Search code examples
pythoncsvscikit-learnjoblib

Make a prediction on csv file, one line at a time


I have a large csv file that i need to take a row of data, one at a time, and score it against a model. I have tried the code below but get an error of "X has 120839 features per sample; expecting 30". I can run the model against the entire dataset and it makes predictions on each row. But i need to do it one line at a time, thank you.

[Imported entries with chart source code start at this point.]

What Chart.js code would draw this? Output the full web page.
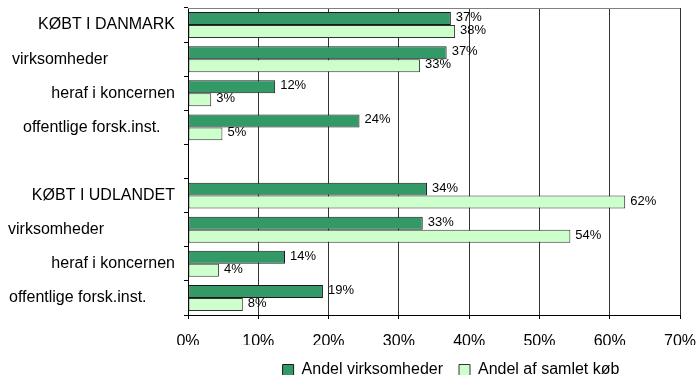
<!DOCTYPE html>
<html>
<head>
<meta charset="utf-8">
<script src="https://cdn.jsdelivr.net/npm/chart.js@4/dist/chart.umd.min.js"></script>
<style>
  html, body { margin: 0; padding: 0; background: #fff; }
  #wrap { width: 698px; height: 375px; position: relative; }
</style>
</head>
<body>
<div id="wrap"><canvas id="chart"></canvas></div>
<script>
// Data
const categories = ['KØBT I DANMARK', 'virksomheder', 'heraf i koncernen', 'offentlige forsk.inst.', '',
  'KØBT I UDLANDET', 'virksomheder', 'heraf i koncernen', 'offentlige forsk.inst.'];
const seriesNames = ['Andel virksomheder', 'Andel af samlet køb'];
const andelVirksomheder = [37.4, 36.8, 12.4, 24.4, null, 34.0, 33.4, 13.8, 19.2];
const andelSamletKob = [38.0, 33.0, 3.3, 4.9, null, 62.2, 54.4, 4.4, 7.8];
const xTickValues = [0, 10, 20, 30, 40, 50, 60, 70];

// Label placement of the category texts (layout only)
const labelPlacement = [['right', 175], ['left', 12], ['right', 175], ['left', 23], null,
  ['right', 175], ['left', 8], ['right', 175], ['left', 9]];

const FONT = '"Liberation Sans", Arial, sans-serif';

const customDraw = {
  id: 'customDraw',
  afterLayout(chart) {
    // legend sits right of centre in the original
    chart.legend.left += 111;
    chart.legend.right += 111;
    chart.legend.top += 1;
    chart.legend.bottom += 1;
  },
  afterDraw(chart) {
    const ctx = chart.ctx;
    const area = chart.chartArea;
    const yScale = chart.scales.y;
    ctx.save();
    // top border of plot area
    ctx.strokeStyle = '#808080';
    ctx.lineWidth = 1;
    ctx.beginPath();
    ctx.moveTo(area.left, Math.round(area.top) + 0.5);
    ctx.lineTo(area.right, Math.round(area.top) + 0.5);
    ctx.stroke();

    // category labels
    ctx.fillStyle = '#000';
    ctx.font = '16px ' + FONT;
    ctx.textBaseline = 'middle';
    categories.forEach((c, i) => {
      const p = labelPlacement[i];
      if (!p || !c) return;
      ctx.textAlign = p[0];
      ctx.fillText(c, p[1], yScale.getPixelForValue(i));
    });

    // value labels
    ctx.font = '13px ' + FONT;
    ctx.textAlign = 'left';
    chart.data.datasets.forEach((ds, di) => {
      const meta = chart.getDatasetMeta(di);
      meta.data.forEach((el, i) => {
        const v = ds.data[i];
        if (v == null) return;
        ctx.fillText(Math.round(v) + '%', el.x + 5, el.y - 1);
      });
    });
    ctx.restore();
  }
};

new Chart(document.getElementById('chart'), {
  type: 'bar',
  data: {
    labels: categories,
    datasets: [{
      label: seriesNames[0],
      data: andelVirksomheder,
      backgroundColor: '#339966',
      borderColor: '#1a1a1a',
      borderWidth: 1,
      borderSkipped: false
    }, {
      label: seriesNames[1],
      data: andelSamletKob,
      backgroundColor: '#ccffcc',
      borderColor: '#333333',
      borderWidth: 1,
      borderSkipped: false
    }]
  },
  options: {
    indexAxis: 'y',
    responsive: true,
    maintainAspectRatio: false,
    animation: false,
    datasets: {
      bar: { categoryPercentage: 0.76, barPercentage: 1.0 }
    },
    layout: { padding: { left: 0, right: 18, top: 8, bottom: 0 } },
    plugins: {
      tooltip: { enabled: false },
      legend: {
        position: 'bottom',
        maxHeight: 30,
        labels: {
          boxWidth: 11,
          boxHeight: 11,
          padding: 16,
          color: '#000',
          font: { family: FONT, size: 16 }
        }
      }
    },
    scales: {
      x: {
        min: 0,
        max: 70,
        afterBuildTicks(scale) {
          scale.ticks = xTickValues.map(v => ({ value: v }));
        },
        afterFit(scale) {
          scale.height = 30;
          scale.paddingLeft = 0;
          scale.paddingRight = 0;
        },
        ticks: {
          color: '#000',
          padding: 13,
          maxRotation: 0,
          font: { family: FONT, size: 16 },
          callback: v => v + '%'
        },
        grid: { color: '#333', lineWidth: 1, drawTicks: true, tickLength: 4, tickColor: '#000' },
        border: { display: true, color: '#000' }
      },
      y: {
        afterFit(scale) { scale.width = 188; },
        ticks: { display: false },
        grid: { display: true, drawOnChartArea: false, drawTicks: true, tickLength: 4, offset: true, color: '#000' },
        border: { display: true, color: '#000' }
      }
    }
  },
  plugins: [customDraw]
});
</script>
</body>
</html>
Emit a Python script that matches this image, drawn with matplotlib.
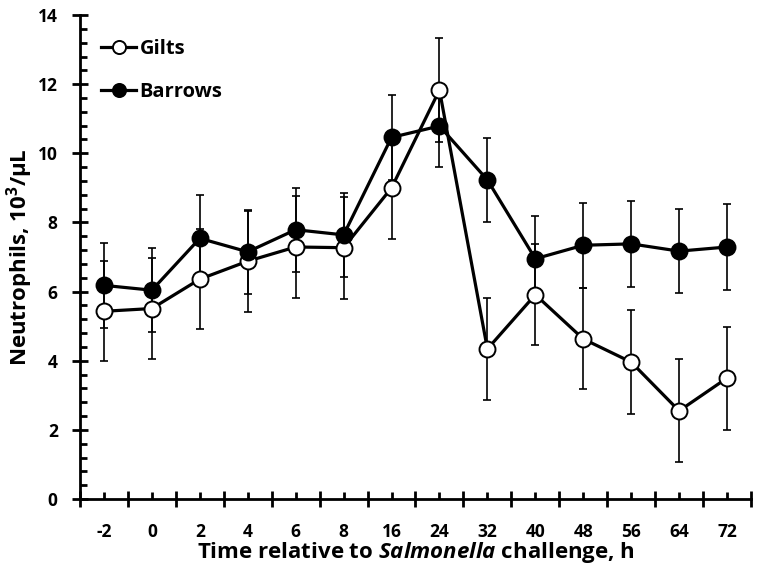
import matplotlib
matplotlib.use("Agg")
import matplotlib.pyplot as plt
from matplotlib.ticker import FixedLocator, NullFormatter, FixedFormatter, MultipleLocator

FONT = 'Open Sans'
plt.rcParams['font.family'] = [FONT, 'DejaVu Sans']
plt.rcParams['font.weight'] = 'bold'
plt.rcParams['mathtext.fontset'] = 'custom'
plt.rcParams['mathtext.it'] = FONT + ':bold:italic'
plt.rcParams['mathtext.rm'] = FONT + ':bold'
plt.rcParams['mathtext.bf'] = FONT + ':bold'

time_labels = ["-2", "0", "2", "4", "6", "8", "16", "24", "32", "40", "48", "56", "64", "72"]
gilts = [5.43, 5.51, 6.36, 6.88, 7.29, 7.27, 9.00, 11.83, 4.34, 5.91, 4.63, 3.96, 2.55, 3.50]
gilts_se = [1.45, 1.46, 1.45, 1.46, 1.47, 1.47, 1.47, 1.50, 1.48, 1.46, 1.46, 1.50, 1.49, 1.49]
barrows = [6.18, 6.04, 7.54, 7.15, 7.79, 7.64, 10.46, 10.79, 9.23, 6.95, 7.34, 7.38, 7.17, 7.29]
barrows_se = [1.23, 1.21, 1.24, 1.22, 1.22, 1.22, 1.23, 1.20, 1.22, 1.23, 1.23, 1.24, 1.22, 1.23]

fig = plt.figure(figsize=(7.58, 5.69), dpi=100)
ax = fig.add_axes([0.1055, 0.123, 0.8853, 0.8506])

x = list(range(len(time_labels)))

ax.errorbar(x, barrows, yerr=barrows_se, fmt='none', ecolor='black', elinewidth=1.2,
            capsize=3, capthick=1.2, zorder=2)
ax.errorbar(x, gilts, yerr=gilts_se, fmt='none', ecolor='black', elinewidth=1.2,
            capsize=3, capthick=1.2, zorder=2)
ax.plot(x, gilts, color='black', lw=2.3, marker='o', ms=11.5, mfc='white', mec='black',
        mew=1.4, label='Gilts', zorder=3)
ax.plot(x, barrows, color='black', lw=2.3, marker='o', ms=11.5, mfc='black', mec='black',
        mew=1.4, label='Barrows', zorder=4)

ax.set_xlim(-0.5, len(time_labels) - 0.5)
ax.set_ylim(0, 14)

for s in ['top', 'right']:
    ax.spines[s].set_visible(False)
for s in ['left', 'bottom']:
    ax.spines[s].set_linewidth(2.0)

ax.xaxis.set_major_locator(FixedLocator([i - 0.5 for i in range(len(time_labels) + 1)]))
ax.xaxis.set_major_formatter(NullFormatter())
ax.xaxis.set_minor_locator(FixedLocator(x))
ax.xaxis.set_minor_formatter(FixedFormatter(time_labels))
ax.tick_params(axis='x', which='major', direction='inout', length=12, width=2.0)
ax.tick_params(axis='x', which='minor', direction='in', length=5, width=2.0, pad=17.5,
               labelsize=12.5)

ax.yaxis.set_major_locator(MultipleLocator(2))
ax.yaxis.set_minor_locator(MultipleLocator(0.4))
ax.tick_params(axis='y', which='major', direction='inout', length=12, width=2.0, pad=10,
               labelsize=12.5)
ax.tick_params(axis='y', which='minor', direction='in', length=5, width=2.0)

for lab in ax.get_xticklabels(minor=True) + ax.get_yticklabels():
    lab.set_fontweight('bold')

ax.set_xlabel('Time relative to $\\mathit{Salmonella}$ challenge, h', fontsize=16,
              fontweight='bold', labelpad=-1)
ax.set_ylabel('Neutrophils, 10$^{\\mathbf{3}}$/µL', fontsize=16, fontweight='bold',
              labelpad=2)

leg = ax.legend(loc='upper left', bbox_to_anchor=(0.02, 0.967), frameon=False,
                fontsize=14.5, handlelength=1.74, handletextpad=0.15, labelspacing=1.15,
                borderaxespad=0, markerscale=0.82)
for t in leg.get_texts():
    t.set_fontweight('bold')

fig.savefig('out.png', dpi=100)
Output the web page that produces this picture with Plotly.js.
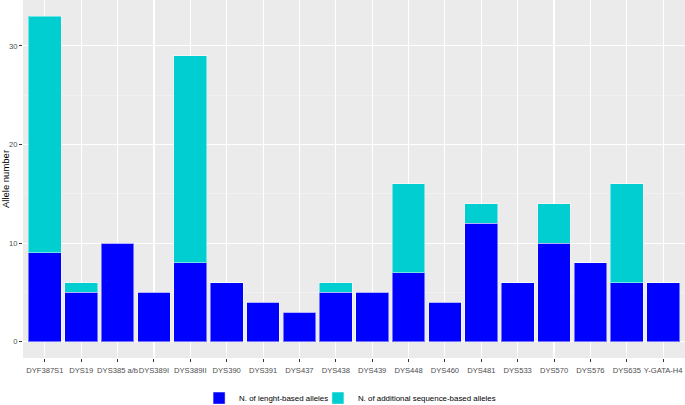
<!DOCTYPE html>
<html>
<head>
<meta charset="utf-8">
<script src="https://cdn.plot.ly/plotly-3.0.1.min.js"></script>
<style>
  html, body { margin: 0; padding: 0; background: #fff; }
  #chart { width: 685px; height: 405px; }
</style>
</head>
<body>
<div id="chart"></div>
<script>
const markers = ['DYF387S1', 'DYS19', 'DYS385 a/b', 'DYS389I', 'DYS389II', 'DYS390', 'DYS391', 'DYS437', 'DYS438', 'DYS439', 'DYS448', 'DYS460', 'DYS481', 'DYS533', 'DYS570', 'DYS576', 'DYS635', 'Y-GATA-H4'];
const lengthBased = [9, 5, 10, 5, 8, 6, 4, 3, 5, 5, 7, 4, 12, 6, 10, 8, 6, 6];
const additional = [24, 1, 0, 0, 21, 0, 0, 0, 1, 0, 9, 0, 2, 0, 4, 0, 10, 0];

const data = [
  {
    x: markers,
    y: lengthBased,
    type: 'bar',
    name: 'N. of lenght-based alleles',
    legend: 'legend',
    width: 0.9,
    marker: {color: '#0000FF', line: {color: 'rgba(255,255,255,0.45)', width: 1}},
    hoverinfo: 'x+y'
  },
  {
    x: markers,
    y: additional,
    type: 'bar',
    name: 'N. of additional sequence-based alleles',
    legend: 'legend2',
    width: 0.9,
    marker: {color: '#00CED1', line: {color: 'rgba(255,255,255,0.45)', width: 1}},
    hoverinfo: 'x+y'
  }
];

// two legends so the gap between entries can be set like ggplot's
const legendBase = {
  orientation: 'h',
  xanchor: 'left',
  y: -0.112, yanchor: 'middle',
  font: {size: 7.9, color: '#000000'},
  bgcolor: 'rgba(0,0,0,0)'
};

const layout = {
  width: 685,
  height: 405,
  margin: {l: 23, r: 0, t: 0, b: 47, autoexpand: false},
  barmode: 'stack',
  paper_bgcolor: '#FFFFFF',
  plot_bgcolor: '#EBEBEB',
  font: {family: 'Liberation Sans, Arial, sans-serif', color: '#4D4D4D', size: 8},
  showlegend: true,
  legend: Object.assign({}, legendBase, {x: 0.266}),
  legend2: Object.assign({}, legendBase, {x: 0.4455}),
  xaxis: {
    type: 'category',
    range: [-0.6, 17.6],
    showgrid: true,
    gridcolor: '#FFFFFF',
    gridwidth: 1.1,
    zeroline: false,
    showline: false,
    ticks: 'outside',
    ticklen: 3,
    tickcolor: '#333333',
    tickwidth: 1,
    tickangle: 0,
    ticklabelstandoff: 2,
    tickfont: {size: 7.6, color: '#4D4D4D'},
    fixedrange: true
  },
  yaxis: {
    range: [-1.65, 34.65],
    tickvals: [0, 10, 20, 30],
    showgrid: true,
    gridcolor: '#FFFFFF',
    gridwidth: 1.1,
    minor: {tickvals: [5, 15, 25], showgrid: true, gridcolor: '#F5F5F5', gridwidth: 0.6, ticks: ''},
    zeroline: false,
    showline: false,
    ticks: 'outside',
    ticklen: 3,
    tickcolor: '#333333',
    tickwidth: 1,
    tickfont: {size: 7.6, color: '#4D4D4D'},
    title: {text: 'Allele number', font: {size: 9.5, color: '#000000'}, standoff: 4},
    fixedrange: true
  }
};

Plotly.newPlot('chart', data, layout, {displayModeBar: false, staticPlot: true});
</script>
</body>
</html>
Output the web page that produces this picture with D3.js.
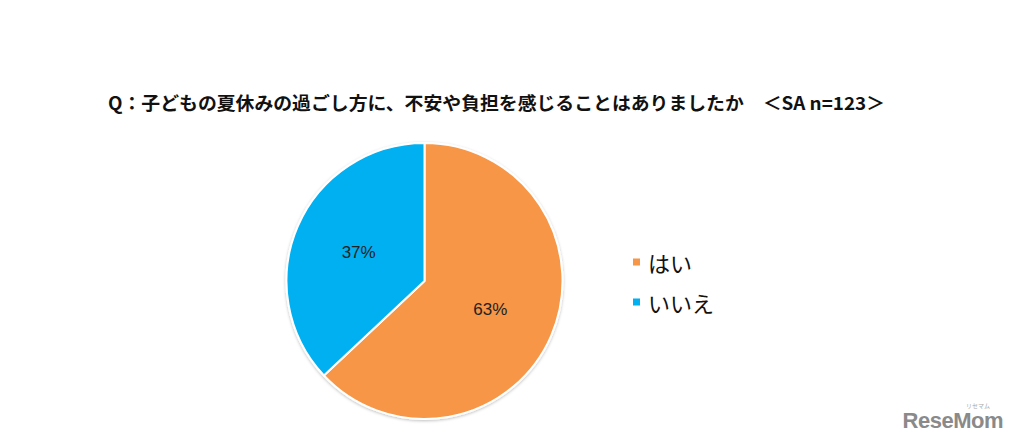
<!DOCTYPE html>
<html><head><meta charset="utf-8">
<script src="https://cdn.jsdelivr.net/npm/d3@7"></script>
<style>html,body{margin:0;padding:0;background:#fff;}svg{display:block;}</style>
</head><body>
<script>
const categories = ["はい", "いいえ"];
const values = [63, 37];
const labels = ["63%", "37%"];
const colors = ["#F79646", "#00B0F0"];
const title = "Q：子どもの夏休みの過ごし方に、不安や負担を感じることはありましたか　＜SA n=123＞";

const W = 1010, H = 440;
const svg = d3.select("body").append("svg").attr("width", W).attr("height", H);

const defs = svg.append("defs");
const f = defs.append("filter").attr("id","sh").attr("x","-10%").attr("y","-10%").attr("width","120%").attr("height","120%");
f.append("feDropShadow").attr("dx",0).attr("dy",1).attr("stdDeviation",1.5).attr("flood-color","#000").attr("flood-opacity",0.25);

svg.append("text")
  .attr("x", 108).attr("y", 110)
  .attr("font-family", "'Noto Sans CJK JP', sans-serif")
  .attr("font-size", 18).attr("font-weight", "bold").attr("fill", "#111")
  .attr("textLength", 777).attr("lengthAdjust", "spacingAndGlyphs")
  .text(title);

const cx = 424.5, cy = 281, r = 138;
const pie = d3.pie().sort(null).value(d => d)(values);
const arc = d3.arc().innerRadius(0).outerRadius(r);
const g = svg.append("g").attr("transform", `translate(${cx},${cy})`);
g.append("g").attr("filter","url(#sh)").selectAll("path").data(pie).join("path")
  .attr("d", arc).attr("fill", (d,i) => colors[i])
  .attr("stroke", "#fff").attr("stroke-width", 2).attr("stroke-linejoin","round");

const labelArc = d3.arc().innerRadius(r*0.52).outerRadius(r*0.52);
g.selectAll("text.lbl").data(pie).join("text").attr("class","lbl")
  .attr("transform", d => { const c = labelArc.centroid(d); return `translate(${c[0]},${c[1]})`; })
  .attr("text-anchor","middle").attr("dominant-baseline","central")
  .attr("font-family","'Liberation Sans', Arial, sans-serif").attr("font-size",17)
  .attr("fill","#222").text((d,i) => labels[i]);

const legend = svg.append("g").attr("transform","translate(633,262)");
const rows = legend.selectAll("g").data(categories).join("g")
  .attr("transform", (d,i) => `translate(0,${i*40})`);
rows.append("rect").attr("x",0).attr("y",-3.5).attr("width",7).attr("height",7)
  .attr("fill", (d,i) => colors[i]);
rows.append("text").attr("x",15).attr("y",0).attr("dominant-baseline","central")
  .attr("font-family","'Noto Sans CJK JP', sans-serif").attr("font-size",22)
  .attr("fill","#111").text(d => d);

svg.append("text").attr("x", 1003).attr("y", 428).attr("text-anchor","end")
  .attr("font-family","'Liberation Sans', Arial, sans-serif").attr("font-weight","bold")
  .attr("font-size", 22).attr("fill","#8a8a8a").attr("letter-spacing", -0.5).text("ReseMom");
svg.append("text").attr("x", 990).attr("y", 408).attr("text-anchor","end")
  .attr("font-family","'Noto Sans CJK JP', sans-serif")
  .attr("font-size", 6).attr("fill","#aaa").text("リセマム");
</script>
</body></html>
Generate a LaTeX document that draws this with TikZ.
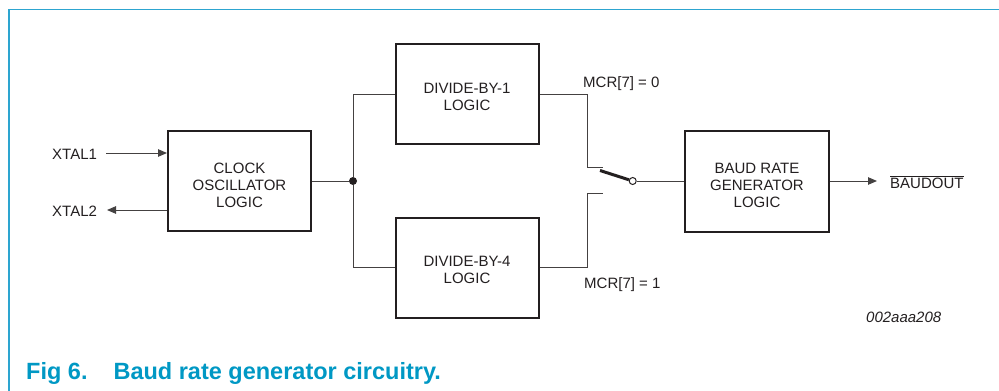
\documentclass[tikz,border=0pt]{standalone}
\usepackage{fontspec}
\setmainfont{Liberation Sans}
\usetikzlibrary{arrows.meta}
\definecolor{frameblue}{RGB}{45,165,208}
\definecolor{capblue}{RGB}{0,152,196}
\definecolor{ink}{RGB}{35,31,32}
\begin{document}
\begin{tikzpicture}[x=1pt,y=-1pt,
  blk/.style={draw=ink,line width=2pt,inner sep=0pt,minimum width=143pt,minimum height=100pt},
  lbl/.style={font=\fontsize{15}{17}\selectfont,text=ink,inner sep=0pt,align=center},
  wire/.style={draw=ink!85,line width=1pt},
  arr/.style={wire,-{Triangle[length=9pt,width=7.5pt]}}]
\useasboundingbox (0,0) rectangle (999,391);
\draw[frameblue,line width=1.8pt] (8.6,391) -- (8.6,9.4) -- (999,9.4);
% blocks
\node[blk] (clock) at (239.5,181) {};
\node[lbl,yshift=-4pt] (clockt) at (clock) {CLOCK\\OSCILLATOR\\LOGIC};
\node[blk] (div1) at (467,94) {};
\node[lbl,yshift=-3pt] (div1t) at (div1) {DIVIDE-BY-1\\LOGIC};
\node[blk] (div4) at (467,267.5) {};
\node[lbl,yshift=-2pt] (div4t) at (div4) {DIVIDE-BY-4\\LOGIC};
\node[blk,minimum width=144pt,minimum height=101pt] (baud) at (757,181) {};
\node[lbl,yshift=-4pt] (baudt) at (baud) {BAUD RATE\\GENERATOR\\LOGIC};
% inputs
\node[lbl,anchor=base west] (x1) at (52,159) {XTAL1};
\node[lbl,anchor=base west] (x2) at (52,216) {XTAL2};
\coordinate (x1s) at (106,153);
\coordinate (x2e) at (107,210);
\draw[arr] (x1s) -- (clock.west |- x1s);
\draw[arr] (clock.west |- x2e) -- (x2e);
% junction
\node[circle,fill=ink,inner sep=0pt,minimum size=8pt] (j) at (353,181) {};
\draw[wire] (clock.east) -- (j);
\draw[wire] (j) |- (div1.west);
\draw[wire] (j) |- (div4.west);
% switch
\coordinate (c0) at (603,167.3);
\coordinate (c1) at (603,193.3);
\draw[wire] (div1.east) -- ++(47.5,0) |- (c0);
\draw[wire] (div4.east) -- ++(47.5,0) |- (c1);
\node[circle,draw=ink,fill=white,line width=1pt,inner sep=0pt,minimum size=7pt] (sw) at (632.7,181) {};
\coordinate (blade) at (600,170.5);
\draw[ink,line width=3pt] (blade) -- (sw);
\draw[wire] (sw) -- (baud.west);
\node[lbl,anchor=base west] (m0) at (583,87.3) {MCR[7] = 0};
\node[lbl,anchor=base west] (m1) at (584,288.3) {MCR[7] = 1};
% output
\node[lbl,anchor=base west] (bo) at (890,188.5) {BAUDOUT};
\draw[ink,line width=1pt] ([yshift=1.8pt]bo.north west) -- ([yshift=1.8pt]bo.north east);
\coordinate (bin) at (877,181);
\draw[arr] (baud.east) -- (bin);
% code and caption
\node[lbl,anchor=base west,font=\fontsize{15}{17}\selectfont\itshape] (code) at (866,322) {002aaa208};
\node[anchor=base west,inner sep=0pt,text=capblue,font=\fontsize{23.5}{26}\selectfont\bfseries] (cap) at (26,379) {Fig 6.\hspace{26pt}Baud rate generator circuitry.};
\end{tikzpicture}
\end{document}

loaded_model = joblib.load('LR_model.sav')
with open(r'fordTestA.csv', "r") as f:

for line in f:
    line = f.readlines()[1:]  ##minus headers
    result = loaded_model.predict(line)

In this scenario, it doesnt seem to split the lines as there is \n after each row. I tried to add

line = line.rstrip('\n')

This gives an error : " 'list' object has no attribute 'rstrip'". Thanks in advance for any feedback.


Solution

  • I'm not familiar with joblib or predict(), but:

    import csv
    
    # other code
    
    with open(r'fordTestA.csv', 'r', newline='') as f:
        rows = csv.reader(f, delimiter=',')
        _ = next(rows) # skip headers
        for row in rows:
            line = list(map(float, row)) # convert row of str to row of float
            results = loaded_model.predict(line)
            # or if you need a ',' delimited string
            line = ','.join(row)
            results = loaded_model.predict(row)